George Will is fooling you: In an OpEd,
The Tax Plan To Kill K Street, George Will argues that by embracing a consumption tax proposed by Rep. John Linder (R-GA), those bad ol' boys on K Street will be destroyed. Yup, that's Will, a tireless champion of the average citizen
with a Republican proposal. Try another one, George.
But let's look at what he wrote. Get this line:
[Linder's] bill would abolish the Internal Revenue Service and the many billions of tax forms it sends out and receives. He would erase the federal income tax system -- personal and corporate income taxes, the regressive payroll tax and self-employment tax, capital gains, gift and estate taxes, the alternative minimum tax, and the earned-income tax credit -- and replace all that with a 23 percent national sales tax on personal consumption.
Out with gift and estate taxes. In with, well, with what? Nothing. No 'consumption' involved with gifts and estates, which is a big advantage for the rich.
The next sentence in the essay is: (emp add)
That would not only sensitize consumers to the cost of government with every purchase, it would destroy K Street.
"Sensitizing" people "to the cost of government" is the Lucky Ducky strategy. Get the lower income folks angry so that they call for a lowering of the 23% rate, and you are on the road to no taxation. No government services. A libertarian paradise.
Will continues: (emp add)
... his bill untaxes the poor by including an advance monthly rebate for every household equal to the sales tax on consumption of essential goods and services, as calculated by the government, up to the annually adjusted poverty level.
Is that "essential goods an services" as priced in New York City, or in Jackson, Mississippi? If the Bush administration is any guide, it'll be the lower amount no matter where you live. (Not too long ago Bush proposed using a wider geographic area to determine average rents, which meant people in New York City would have gotten less housing support.)
But here's our main gripe with the essay. This assertion: (emp add)
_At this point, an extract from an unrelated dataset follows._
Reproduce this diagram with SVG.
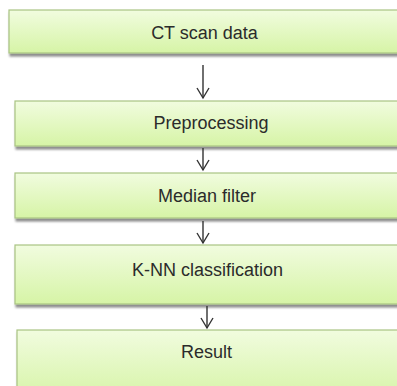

Corporations do not pay payroll and income taxes and compliance costs; they collect them from consumers through prices.
They collect them,
in part, through prices. Payroll and income taxes are not passed through 100% to the consumer. Due to market pressures (i.e. competition), corporations have a trade-off between their profit margin and how much they want to pass along costs. If they have to lower the profit margin, then
they have paid those taxes.
Reducto ad absurdum per George Will:
- Corporations don't pay taxes. They collect them from consumers.
- Consumers don't pay those taxes. They collect them by demanding higher wages.
- Corporations don't pay those taxes (embedded in the higher wages). They collect them from consumers.
- Consumers don't pay those taxes. They collect them by demanding higher wages.
- Etc.
posted by Quiddity at 3/31/2005 04:30:00 AM
I'm all for trying to tackle the excess of DC lobbyists, but Will's assertion is laughable. A change in tax code will mess up the K Street lobbyists? Ha! Regulatory exemptions, government purchasing, federal project funding... that's the main course of DC lobbyists these days. This is an application of gauze without tape, falling off with the first movement.
And Will knows that.
Amazing what hogwash passes for serious solutions to comlex problems, these days. And somehow they always end up screwing the lower classes while posing as being good for them.
Here's my proposal, George. How's about we cut your income to $30,000 a year, on which you have to support your immediate family alone, then we implement your ideas, and the economic ideas of a number of other upper-income geniuses that have been bandied about the last few months. Let's let you live with the results for a few years, then you can come back and write an op-ed on how well it's worked out for you.
Yes, I think I'd like that just fine.
Making laughable assertions and hogwash that supports the corporate agenda,isn't that what Will gets paid the big bucks for?
Seriously,his routine is to use incorrect facts and figures in his awkward and difficult to read writing style so the unwashed masses will believe that he is truly an intellectual.
You didn't think he was paid for his talent or his looks, did you?